Estamos perto do Sahel, a fronteira entre as areias do Sahara e as florestas da África tropical, a água está longe mas não demasiado e permite a sobrevivência de algumas famílias Goran, conhecidos pela tenacidade com que resistem à dureza do deserto. Para eles o tempo como o conhecemos não existe, são as necessidades dos animais que condicionam a vida do grupo - procurar a vegetação rasteira que possa servir de pastagem, protegê-los dos predadores, arranjar-lhes água. Que existe, mas nunca a menos de 2 ou 3 dias de distância.
sábado, julho 12, 2014
quarta-feira, julho 02, 2014
Me peina el viento los cabellos*
O vento quente e muito forte marcou a nossa chegada a Faya Largeau.

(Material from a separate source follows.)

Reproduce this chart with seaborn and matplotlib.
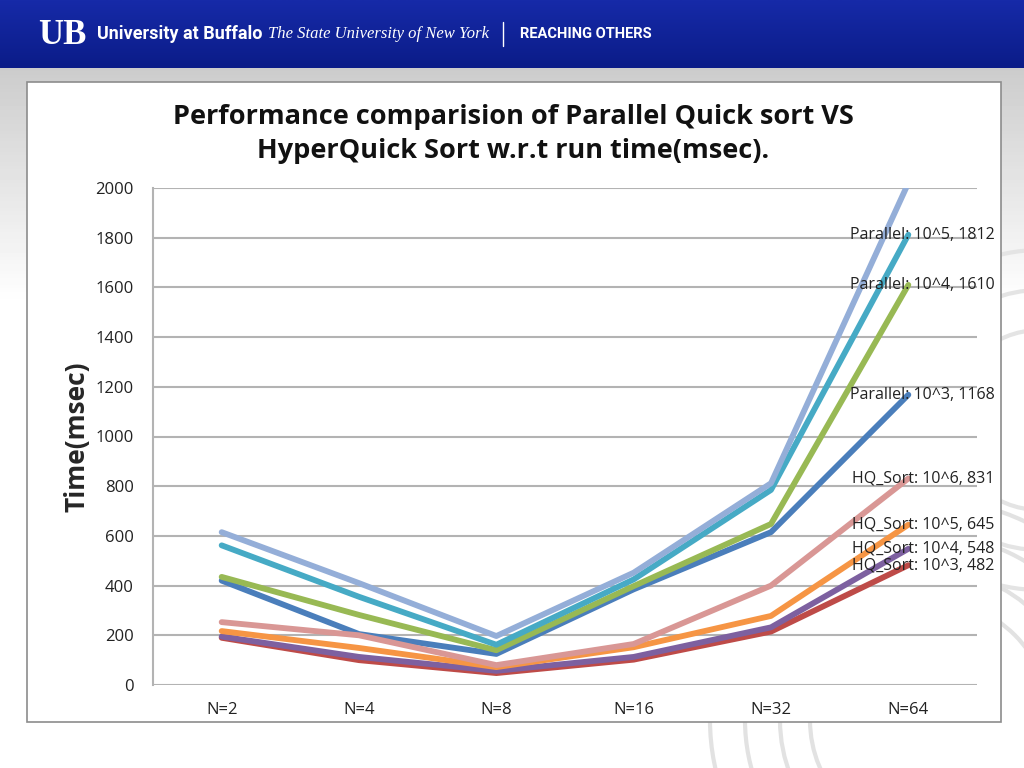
import numpy as np
import pandas as pd
import seaborn as sns
import matplotlib.pyplot as plt
from matplotlib.patches import Rectangle, Circle

# dados
categories = ['N=2', 'N=4', 'N=8', 'N=16', 'N=32', 'N=64']
par_1e3 = [420, 205, 125, 385, 615, 1168]
hq_1e3 = [190, 100, 48, 102, 215, 482]
par_1e4 = [435, 282, 140, 398, 648, 1610]
hq_1e4 = [195, 113, 57, 113, 232, 548]
par_1e5 = [562, 355, 162, 425, 785, 1812]
hq_1e5 = [217, 149, 72, 152, 278, 645]
par_1e6 = [615, 410, 197, 452, 812, 2020]
hq_1e6 = [253, 200, 80, 165, 400, 831]

series_names = ['Parallel: 10^3', 'HQ_Sort: 10^3', 'Parallel: 10^4', 'HQ_Sort: 10^4',
                'Parallel: 10^5', 'HQ_Sort: 10^5', 'Parallel: 10^6', 'HQ_Sort: 10^6']
series_values = [par_1e3, hq_1e3, par_1e4, hq_1e4, par_1e5, hq_1e5, par_1e6, hq_1e6]
colors = ['#4A7EBB', '#BE4B48', '#98B954', '#7D60A0',
          '#46AAC5', '#F69544', '#94AED8', '#D99795']
# series com rotulo no ultimo ponto
labeled = ['Parallel: 10^5', 'Parallel: 10^4', 'Parallel: 10^3',
           'HQ_Sort: 10^6', 'HQ_Sort: 10^5', 'HQ_Sort: 10^4', 'HQ_Sort: 10^3']

df = pd.DataFrame([
    {'N': c, 'time': v, 'serie': name}
    for name, vals in zip(series_names, series_values)
    for c, v in zip(categories, vals)
])

sns.set_theme(style='white')
plt.rcParams['font.family'] = ['Open Sans', 'DejaVu Sans']

fig = plt.figure(figsize=(10.24, 7.68), dpi=100)

# fundo do slide
bg = fig.add_axes([0, 0, 1, 1], zorder=-10)
bg.set_xlim(0, 1024)
bg.set_ylim(768, 0)
bg.axis('off')
grad = np.linspace(0, 1, 200)[:, None]
grad = np.clip(grad * 3.0, 0, 1)
bg.imshow(0.80 + 0.20 * grad, cmap='gray', vmin=0, vmax=1, aspect='auto',
          extent=[0, 1024, 768, 68])
# marca d'agua (selo)
for r in [120, 150, 185, 220]:
    bg.add_patch(Circle((930, 720), r, fill=False, ec='#e2e2e2', lw=3))
for r in [90, 130, 170]:
    bg.add_patch(Circle((1040, 420), r, fill=False, ec='#e4e4e4', lw=3))

# faixa azul do topo
band = np.linspace(0, 1, 50)[:, None]
top = np.array([0x16, 0x2A, 0xA8]) / 255
bot = np.array([0x0B, 0x1C, 0x88]) / 255
band_img = top + (bot - top) * band[:, :, None]
band_img = np.repeat(band_img, 2, axis=1)
bg.imshow(band_img, aspect='auto', extent=[0, 1024, 68, 0])
bg.text(62, 36, 'UB', color='white', fontsize=25, fontweight='bold',
        family='Liberation Serif', ha='center', va='center')
bg.text(97, 34, 'University at Buffalo', color='white', fontsize=13,
        fontweight='bold', family='Roboto', va='center')
bg.text(268, 34, 'The State University of New York', color='white', fontsize=12,
        style='italic', family='Liberation Serif', va='center')
bg.plot([503, 503], [22, 46], color='white', lw=1)
bg.text(520, 34, 'REACHING OTHERS', color='white', fontsize=10.5,
        fontweight='bold', family='Roboto', va='center')

# caixa branca do grafico
fig.patches.append(Rectangle((27 / 1024, 1 - 722 / 768), 974 / 1024, 640 / 768,
                             transform=fig.transFigure, facecolor='white',
                             edgecolor='#8c8c8c', lw=1.2, zorder=-5))

ax = fig.add_axes([153 / 1024, 1 - 685 / 768, 824 / 1024, 497 / 768])
ax.set_facecolor('none')
sns.lineplot(data=df, x='N', y='time', hue='serie', hue_order=series_names,
             palette=dict(zip(series_names, colors)), linewidth=4.2,
             legend=False, sort=False, ax=ax, solid_joinstyle='round',
             solid_capstyle='round')

ax.set_xlim(-0.5, 5.5)
ax.set_ylim(0, 2000)
ax.set_yticks(range(0, 2001, 200))
ax.yaxis.grid(True, color='#b3b3b3', lw=1.5)
ax.set_axisbelow(True)
for s in ['top', 'right', 'bottom']:
    ax.spines[s].set_visible(False)
ax.spines['left'].set_color('#b3b3b3')
ax.spines['left'].set_linewidth(1.5)
ax.tick_params(axis='both', length=0, labelsize=12, colors='#222222')
ax.tick_params(axis='y', pad=14)
ax.tick_params(axis='x', pad=12)
ax.set_xlabel('')
ax.set_ylabel('Time(msec)', fontsize=19, fontweight='bold')
ax.yaxis.set_label_coords(-0.076, 0.5)

# rotulos de dados
for name, vals in zip(series_names, series_values):
    if name in labeled:
        ax.text(5.63, vals[-1], f'{name}, {vals[-1]}', ha='right', va='center',
                fontsize=11.5, color='#222222', clip_on=False)

fig.text(513 / 1024, 1 - 134 / 768,
         'Performance comparision of Parallel Quick sort VS\nHyperQuick Sort w.r.t run time(msec).',
         ha='center', va='center', fontsize=19.5, fontweight='bold',
         linespacing=1.4, color='#111111')

fig.savefig('out.png', dpi=100)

Havia de continuar a soprar apesar das promessas: "Pára sempre por volta das 12h." Meio dia que foi passando a 15h, ... a 17h... até chegarmos ao veredito: "É sempre assim."
E foi o vento, sempre quente e cada vez mais forte, que nos acompanhou na travessia do vasto cordão dunar do Djourab. Não estamos longe da depressão de Bodélé, para onde se dirigem estas areias enfurecidas vindas do Tibesti e do Ennedi. Bodélé é considerado o lugar mais poeirento do mundo, palco de violentas tempestades de areia que, durante mais de 100 dias por ano, transportam diariamente 700 000 toneladas de poeira para lugares tão distantes como Cabo Verde ou mesmo a Amazónia.
Mas regressemos às dunas de Djourab onde encontramos os primeiros tanques, os primeiros obuses abandonados, restos recentes de lutas internas ou da guerra com a Líbia.
Os jipes saltam nas areias moles, enterram-se, exigem o esforço de todos para se libertarem. E o vento, obstinado, cada vez mais forte, a misturar grãos de areia com os do arroz simples que nos serve de jantar.
Enroscamo-nos nos sacos-cama procurando abrigos onde não existem, adormecemos protegidos pela via láctea. Se a areia que rodopia à nossa volta nos permitisse abrir os olhos vê-la-íamos linda, magnífica, a velar por nós.
E na manhã seguinte, sacudida a areia que a noite acumulou nos cabelos, na cara, nas pestanas, vencidas as últimas dunas, entrámos no Ennedi. Sem vento. Quase.